AK Parti Konya Milletvekili Hacı Ahmet Özdemir de şiddetin öğrenilmesine ilişkin erkeklerin “öğrenilmiş çaresizlik” modelini benimsemesinde annelerin rolünün önemine işaret ederek, bunun ayrı bir araştırma konusu olması gerektiğini belirtti.
CHP Bartın Milletvekili Aysu Bankoğlu, Türkiye’nin, İstanbul Sözleşmesi’nden çekilmesini eleştirerek, bu kararın 42 milyon kadını Cumhuriyet öncesi döneme götürdüğünü savundu.
AK Parti Denizli Milletvekili Nilgün Ök, şiddetin ailede ve okulda öğrenildiğine işaret ederek, “Kız veya erkek fark etmiyor, eğitim hedef olarak Eylem Planı’na konulmalı. Şiddete başvuran hem ailede hem okulda cezalandırılmalı.” diye konuştu.

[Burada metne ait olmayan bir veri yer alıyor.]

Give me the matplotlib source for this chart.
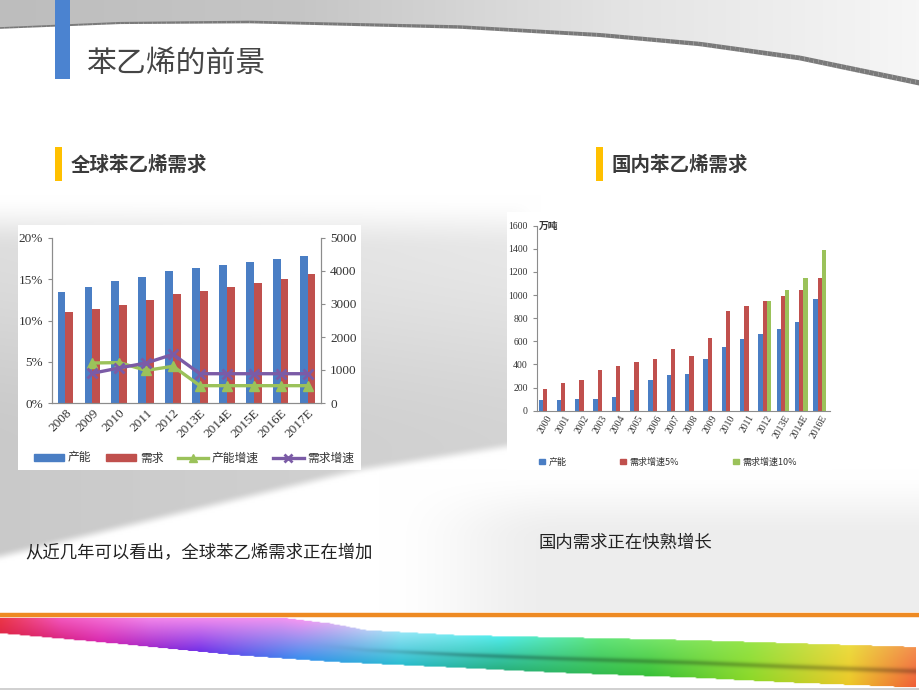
import numpy as np
import matplotlib
matplotlib.use("Agg")
import matplotlib.pyplot as plt
from matplotlib.patches import Rectangle, Polygon
from matplotlib.colors import LinearSegmentedColormap, to_rgb
from matplotlib.lines import Line2D

plt.rcParams['font.family'] = ['Noto Sans CJK SC', 'DejaVu Sans']

# ---------------- data ----------------
years_g = ['2008', '2009', '2010', '2011', '2012', '2013E', '2014E', '2015E', '2016E', '2017E']
cap_g = [3350, 3500, 3690, 3830, 3990, 4080, 4170, 4270, 4370, 4460]
dem_g = [2750, 2850, 2970, 3110, 3290, 3400, 3520, 3640, 3770, 3920]
cap_rate = [np.nan, 4.85, 4.9, 3.95, 4.45, 2.1, 2.1, 2.1, 2.1, 2.1]
dem_rate = [np.nan, 3.6, 4.25, 4.85, 5.9, 3.55, 3.55, 3.55, 3.55, 3.55]
legend_g = ['产能', '需求', '产能增速', '需求增速']

years_d = ['2000', '2001', '2002', '2003', '2004', '2005', '2006', '2007', '2008',
           '2009', '2010', '2011', '2012', '2013E', '2014E', '2016E']
cap_d = [89, 92, 104, 104, 118, 176, 268, 311, 317, 444, 551, 617, 660, 709, 770, 966]
dem5_d = [190, 242, 265, 349, 386, 418, 450, 536, 476, 626, 862, 902, 946, 992, 1044, 1150]
dem10_d = [np.nan] * 12 + [946, 1041, 1145, 1387]
legend_d = ['产能', '需求增速5%', '需求增速10%']

title = '苯乙烯的前景'
sub_left = '全球苯乙烯需求'
sub_right = '国内苯乙烯需求'
note_left = '从近几年可以看出，全球苯乙烯需求正在增加'
note_right = '国内需求正在快熟增长'

BLUE = '#4a7ec4'
RED = '#c0504d'
GREEN = '#9bc25a'
PURPLE = '#7b5ba6'
SERIF = 'Liberation Serif'

W, H = 920, 690
fig = plt.figure(figsize=(9.2, 6.9), dpi=100)
fig.patch.set_facecolor('white')


def smooth(v, a, b):
    t = np.clip((v - a) / (b - a), 0, 1)
    return t * t * (3 - 2 * t)


# ---------------- background decorations ----------------
bg = fig.add_axes([0, 0, 1, 1], zorder=0)
bg.set_xlim(0, W)
bg.set_ylim(H, 0)
bg.axis('off')

px, py = np.meshgrid(np.linspace(0, W, 460), np.linspace(180, 612, 216))
lower = np.interp(px, [0, 360, 530, 920], [557, 470, 443, 420])
left_sw = smooth(py, 195, 250) * (1 - smooth(py, lower - 6, lower + 6)) * (1 - smooth(px, 510, 540))
val = 1 - left_sw * (0.09 + 0.08 * smooth(py, 230, 450) + 0.04 * (1 - px / 530))
val -= 0.07 * smooth(px, 380, 560) * smooth(py, 470, 540) * (1 - left_sw)
val = np.clip(val, 0, 1)
bg.imshow(np.dstack([val, val, val]), extent=(0, W, 612, 180), aspect='auto', zorder=0.5,
          interpolation='bilinear')

xs = np.linspace(0, W, 200)
cx = [0, 120, 250, 460, 600, 700, 800, 920]
cy = [28, 23, 22, 27, 35, 44, 58, 83]
ys = np.interp(xs, cx, cy)
top = bg.imshow(np.linspace(0, 1, 256)[None, :],
                cmap=LinearSegmentedColormap.from_list('t', ['#bdbdbd', '#c6c6c6', '#e3e3e3', '#f6f6f6']),
                extent=(0, W, 90, 0), aspect='auto', zorder=1)
tp = Polygon(list(zip(xs, ys)) + [(W, 0), (0, 0)], closed=True, transform=bg.transData,
             facecolor='none', edgecolor='none')
bg.add_patch(tp)
top.set_clip_path(tp)
for k in range(len(xs) - 1):
    lw = 1.2 + 2.6 * xs[k] / W
    bg.plot(xs[k:k + 2], ys[k:k + 2], color='#7a7a7a', lw=lw, solid_capstyle='butt', zorder=2)

bg.add_patch(Rectangle((55, 0), 15, 79, facecolor='#4b83d0', edgecolor='none', zorder=3))
bg.add_patch(Rectangle((55, 147), 7, 34, facecolor='#ffc000', edgecolor='none', zorder=3))
bg.add_patch(Rectangle((596, 147), 7, 34, facecolor='#ffc000', edgecolor='none', zorder=3))

bg.text(86, 63, title, fontsize=21.5, color='#454545', va='center', ha='left', zorder=4)
bg.text(71, 165, sub_left, fontsize=14, fontweight='bold', color='#3a3a3a', va='center', ha='left', zorder=4)
bg.text(612, 165, sub_right, fontsize=14, fontweight='bold', color='#3a3a3a', va='center', ha='left', zorder=4)
bg.text(25, 553, note_left, fontsize=12.5, color='#222222', va='center', ha='left', zorder=4)
bg.text(539, 543, note_right, fontsize=12.5, color='#222222', va='center', ha='left', zorder=4)

bg.add_patch(Rectangle((18, 225), 343, 245, facecolor='white', edgecolor='none', zorder=3))
bg.add_patch(Rectangle((507, 212), 325, 258, facecolor='white', edgecolor='none', zorder=3))

bg.plot([0, W], [615, 615], color='#ee8a22', lw=3.2, zorder=5)
NX, NY = 460, 80
rx = np.linspace(0, W, NX)
ry = np.linspace(612, 690, NY)
top_e = np.interp(rx, [0, 280, 330, 367, 460, 693, 920], [617, 617, 623, 630, 635, 640, 647])
bot_e = np.interp(rx, [0, 100, 233, 333, 460, 560, 693, 793, 920],
                  [633, 642, 655, 662, 668, 673, 678, 683, 688])


def ramp(stops):
    pos = [p for p, _ in stops]
    cols = np.array([to_rgb(c) for _, c in stops])
    return np.stack([np.interp(rx, pos, cols[:, i]) for i in range(3)], axis=1)


c_top = ramp([(0, '#ec3848'), (60, '#f458c0'), (150, '#f488ec'), (300, '#f496f2'),
              (400, '#98e6f6'), (500, '#50ecec'), (600, '#60e47a'), (750, '#96e448'),
              (850, '#ecdc40'), (920, '#f48c50')])
c_bot = ramp([(0, '#e02848'), (100, '#d828b0'), (200, '#7030e8'), (300, '#3890ee'),
              (400, '#28bcd0'), (500, '#28b080'), (650, '#38c038'), (750, '#8cd828'),
              (850, '#ecc828'), (920, '#f05838')])
T = (ry[:, None] - top_e[None, :]) / (bot_e - top_e)[None, :]
Tc = np.clip(T, 0, 1)[..., None]
rgb = (1 - Tc) * c_top[None, :, :] + Tc * c_bot[None, :, :]
streak = 1 - 0.25 * np.exp(-((T - 0.6) / 0.07) ** 2) * smooth(rx, 300, 500)[None, :]
rgb = rgb * streak[..., None]
alpha = ((T >= 0) & (T <= 1)).astype(float)
rgba = np.dstack([np.clip(rgb, 0, 1), alpha])
bg.imshow(rgba, extent=(0, W, 690, 612), aspect='auto', zorder=4, interpolation='bilinear')
bg.add_patch(Rectangle((916, 617), 4, 73, facecolor='white', edgecolor='none', zorder=4.2))
bg.plot([0, W], [689, 689], color='#c8c8c8', lw=1.2, zorder=4.3)

# ---------------- left chart ----------------
axL = fig.add_axes([52 / W, 1 - 403 / H, 269 / W, 165 / H], zorder=2)
axR = axL.twinx()
axL.set_zorder(axR.get_zorder() + 1)
axL.patch.set_visible(False)
axR.patch.set_facecolor('white')

x = np.arange(len(years_g))
bw = 0.29
axR.bar(x - bw / 2, cap_g, bw, color=BLUE, label=legend_g[0])
axR.bar(x + bw / 2, dem_g, bw, color=RED, label=legend_g[1])
axR.set_ylim(0, 5000)
axR.set_yticks(np.arange(0, 5001, 1000))

axL.plot(x, cap_rate, color=GREEN, lw=2.4, marker='^', ms=7, label=legend_g[2])
axL.plot(x, dem_rate, color=PURPLE, lw=2.4, marker='x', ms=7, mew=2, label=legend_g[3])
axL.set_ylim(0, 20)
axL.set_yticks(np.arange(0, 21, 5))
axL.set_yticklabels([f'{v}%' for v in range(0, 21, 5)])
axL.set_xlim(-0.5, len(years_g) - 0.5)
axL.set_xticks(x)
axL.set_xticklabels(years_g, rotation=45, ha='right', rotation_mode='anchor')

for a in (axL, axR):
    a.spines['top'].set_visible(False)
    for s in ('left', 'right', 'bottom'):
        a.spines[s].set_color('#8c8c8c')
        a.spines[s].set_linewidth(0.8)
    a.tick_params(colors='#8c8c8c', length=3, width=0.8, labelsize=9.5)
    for lab in a.get_xticklabels() + a.get_yticklabels():
        lab.set_fontfamily(SERIF)
        lab.set_color('#333333')
axL.tick_params(axis='x', length=0, pad=3)

hL = [Rectangle((0, 0), 1, 1, color=BLUE), Rectangle((0, 0), 1, 1, color=RED),
      Line2D([], [], color=GREEN, lw=2.4, marker='^', ms=6),
      Line2D([], [], color=PURPLE, lw=2.4, marker='x', ms=6, mew=2)]
legL = fig.legend(hL, legend_g, loc='center', bbox_to_anchor=(194 / W, 1 - 458 / H), ncol=4,
                  frameon=False, fontsize=8.5, handlelength=2.6, handleheight=0.5,
                  columnspacing=1.2, handletextpad=0.3)
for t in legL.get_texts():
    t.set_color('#333333')

# ---------------- right chart ----------------
axD = fig.add_axes([537 / W, 1 - 410.7 / H, 293 / W, 185 / H], zorder=2)
xd = np.arange(len(years_d))
w3 = 0.235
axD.bar(xd - 0.3, cap_d, w3, color=BLUE, label=legend_d[0])
axD.bar(xd - 0.065, dem5_d, w3, color=RED, label=legend_d[1])
axD.bar(xd + 0.17, dem10_d, w3, color=GREEN, label=legend_d[2])
axD.set_ylim(0, 1600)
axD.set_yticks(np.arange(0, 1601, 200))
axD.set_xlim(-0.5, len(years_d) - 0.5)
axD.set_xticks(xd)
axD.set_xticklabels(years_d, rotation=60, ha='right', rotation_mode='anchor')
axD.spines['top'].set_visible(False)
axD.spines['right'].set_visible(False)
for s in ('left', 'bottom'):
    axD.spines[s].set_color('#8c8c8c')
    axD.spines[s].set_linewidth(0.8)
axD.tick_params(colors='#8c8c8c', length=3, width=0.8, labelsize=7)
axD.tick_params(axis='x', length=0, pad=2)
for lab in axD.get_xticklabels() + axD.get_yticklabels():
    lab.set_fontfamily(SERIF)
    lab.set_color('#333333')
axD.text(0.005, 1.0, '万吨', transform=axD.transAxes, fontsize=7, fontweight='bold',
         color='#333333', ha='left', va='center')

hD = [Rectangle((0, 0), 1, 1, color=BLUE), Rectangle((0, 0), 1, 1, color=RED),
      Rectangle((0, 0), 1, 1, color=GREEN)]
legD = fig.legend(hD, legend_d, loc='center', bbox_to_anchor=(668 / W, 1 - 462 / H), ncol=3,
                  frameon=False, fontsize=6.5, handlelength=0.6, handleheight=0.6,
                  columnspacing=6.0, handletextpad=0.4)
for t in legD.get_texts():
    t.set_color('#333333')

fig.savefig('out.png', dpi=100, facecolor='white')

CHP İstanbul Milletvekili Sibel Özdemir’in kadına yönelik şiddete ilişkin son araştırmanın 2014 yılında yapılmasını eleştirmesi üzerine Bakan Yanık, bu tür araştırmaların bilimsel gerekçelerle 10 yılda bir yapılması gerektiğini vurguladı.
Bakan Yanık, diğer programı nedeniyle komisyondan ayrılmak zorunda olduğunu, milletvekillerinin kendisine yönelttiği soruları Komisyonun daha sonraki bir toplantısında yanıtlayacağını belirtti.
Bu arada toplantıya katılan CHP ve HDP’li milletvekillerinin “İstanbul Sözleşmesi’ni Uygula” yazılı mor maske taktığı görüldü.